When the Cavs flipped Anderson Varejão’s expiring contract back in February for Channing Frye, it was apparent the team was looking to add more shooting, spacing and line-up flexibility, and a more durable option to steal some minutes from a regressing Timofey Mozgov. They bet on Frye’s potential to be highly efficient alongside LeBron and Kyrie, who suck in defenders and get their teammates quality looks, and they bet correctly — Frye shot 56.5 percent from three in the playoffs. Of course, his minutes were dramatically reduced against the Warriors, whose speed and switching make for a less than ideal match up. And that’s okay. Channing Frye wasn’t acquired to be the missing link that the Cavs needed to win the finals. He wasn’t some sort of secret weapon to dismantle Draymond Green.

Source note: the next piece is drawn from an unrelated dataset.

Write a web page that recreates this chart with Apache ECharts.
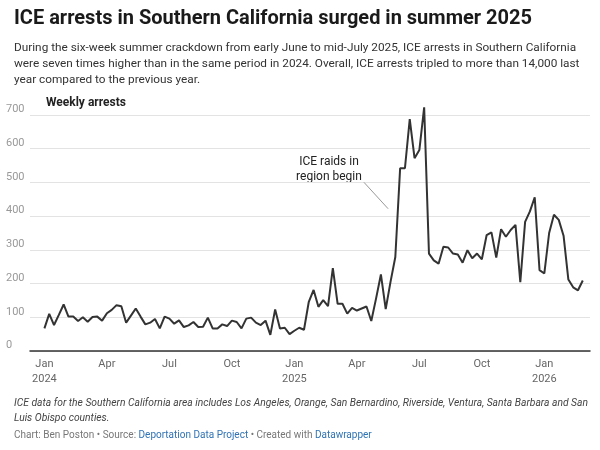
<!DOCTYPE html>
<html><head><meta charset="utf-8">
<script src="https://cdn.jsdelivr.net/npm/echarts@6/dist/echarts.min.js"></script>
<style>html,body{margin:0;padding:0;background:#fff}#c{width:600px;height:450px}</style>
</head><body><div id="c"></div>
<script>
const weeklyArrests = [67,110,77,107,138,102,102,89,100,87,101,102,90,112,122,136,133,84,105,126,102,79,84,95,67,102,96,81,91,71,76,86,71,72,99,67,67,79,74,90,86,67,96,99,84,77,90,48,123,67,69,50,60,69,63,
146,181,131,151,133,246,140,140,111,128,120,126,132,89,156,227,124,205,279,542,542,688,572,596,723,289,269,259,309,307,289,286,262,299,275,289,272,344,352,277,361,339,359,374,204,383,414,456,240,230,350,404,389,342,212,189,180,209];
const tickWeeks = [0,13,26,39,52,65,78,91,104];
const tickLabels = ['Jan\n2024','Apr','Jul','Oct','Jan\n2025','Apr','Jul','Oct','Jan\n2026'];
const raidWeek = 72;
const pts = weeklyArrests.map((v,i)=>[i,v]);
const chart = echarts.init(document.getElementById('c'));
const F='Roboto';
chart.setOption({
  animation:false,
  textStyle:{fontFamily:F},
  graphic:[
    {type:'text',left:14,top:9,style:{text:'ICE arrests in Southern California surged in summer 2025',font:'bold 20px Roboto',fill:'#1a1a1a'}},
    {type:'text',left:14,top:40,style:{text:'During the six-week summer crackdown from early June to mid-July 2025, ICE arrests in Southern California\nwere seven times higher than in the same period in 2024. Overall, ICE arrests tripled to more than 14,000 last\nyear compared to the previous year.',font:'11.8px Roboto',fill:'#333',lineHeight:16}},
    {type:'text',left:46,top:97,style:{text:'Weekly arrests',font:'bold 12px Roboto',fill:'#222'}},
    {type:'text',left:14,top:396,style:{text:'ICE data for the Southern California area includes Los Angeles, Orange, San Bernardino, Riverside, Ventura, Santa Barbara and San\nLuis Obispo counties.',font:'italic 10.3px Roboto',fill:'#444',lineHeight:15}},
    {type:'text',left:14,top:430,style:{rich:{g:{fill:'#777',fontSize:10,fontFamily:F},b:{fill:'#2f73b5',fontSize:10,fontFamily:F}},text:'{g|Chart: Ben Poston • Source: }{b|Deportation Data Project}{g| • Created with }{b|Datawrapper}'}},
    {type:'text',x:329,y:154,style:{text:'ICE raids in\nregion begin',font:'12px Roboto',fill:'#222',align:'center',lineHeight:15}}
  ],
  grid:{left:30,right:10,top:115,bottom:99},
  xAxis:{type:'value',min:-3,max:113.5,
    axisLine:{show:true,lineStyle:{color:'#333',width:1.5}},axisTick:{show:false},splitLine:{show:false},
    axisLabel:{customValues:tickWeeks,color:'#666',fontSize:11,lineHeight:15,margin:6,
      formatter:v=>tickLabels[tickWeeks.indexOf(v)]||''}},
  yAxis:{type:'value',min:0,max:700,interval:100,
    axisLine:{show:false},axisTick:{show:false},
    splitLine:{lineStyle:{color:'#e3e3e3'}},
    axisLabel:{color:'#999',fontSize:11,margin:12,align:'left',padding:[0,0,0,-12],verticalAlign:'bottom'}},
  series:[
    {type:'line',data:pts,symbol:'none',clip:false,lineStyle:{color:'#333',width:2},
     markLine:{silent:true,symbol:'none',label:{show:false},lineStyle:{color:'#aaa',type:'dashed',width:1},
       data:[[{coord:[raidWeek,0]},{coord:[raidWeek,750]}]]}},
    {type:'lines',coordinateSystem:'cartesian2d',silent:true,lineStyle:{color:'#333',width:1},
     data:[{coords:[[66.5,500],[71.5,422]]}]}
  ]
});
</script></body></html>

With Frye, the Cavs became more versatile, and, with the ability to play the four or the five, he made things more interesting, as he could basically be paired with any of the Cavs’ other bigs and it made some sort of sense. Throw him in at center with Kevin Love at power forward, and all of a sudden everyone around LeBron can hit a three. Pair him with Tristan Thompson and it’s a nice combination of grit and skill. Slide LeBron to the four, and, theoretically, against most teams (for limited minutes) he can protect the rim well enough on one end and stretch the floor on the other. Plus, he adds a needed spark to the bench unit: In the playoffs, the best lineup featuring him, alongside Dellavedova, LeBron, Jefferson and Shumpert, outscored opponents by 41.7 points per 100 possessions in the 77 minutes they played together. He created depth as both a situational test subject and a plug-and-play replacement.
It’s far from a secret that the Cavs have limited flexibility this summer. But, even in the best case scenario in terms of adding depth moving forward — either Sir’Dominic Pointer, Cedi Osman, Kay Felder (or a combination) develop into role players — the Cavs are going to need Channing Frye to continue to be ready and reliable to step into and impact games, whether that’s night after night or just sporadically. Although it’s easy to view the addition of Channing Frye to the 2015-16 Cavs as a success since he impacted the team in a clearly positive way — Varejão’s skill set was starting to overlap with too many other players — we only saw a moderate sample size. Moving forward, it’s hard to know how much playing time, or what role that Channing Frye will be given, but between there definitely being a fair amount of chemistry and him not being a player that need reps to stay relevant (he’s kind of like James Jones in that way), it seems like he’s going to be extremely important to the Cavs future, whether that’s them figuring out bench lineups that can rain threes on other teams, or it’s just him filling minutes.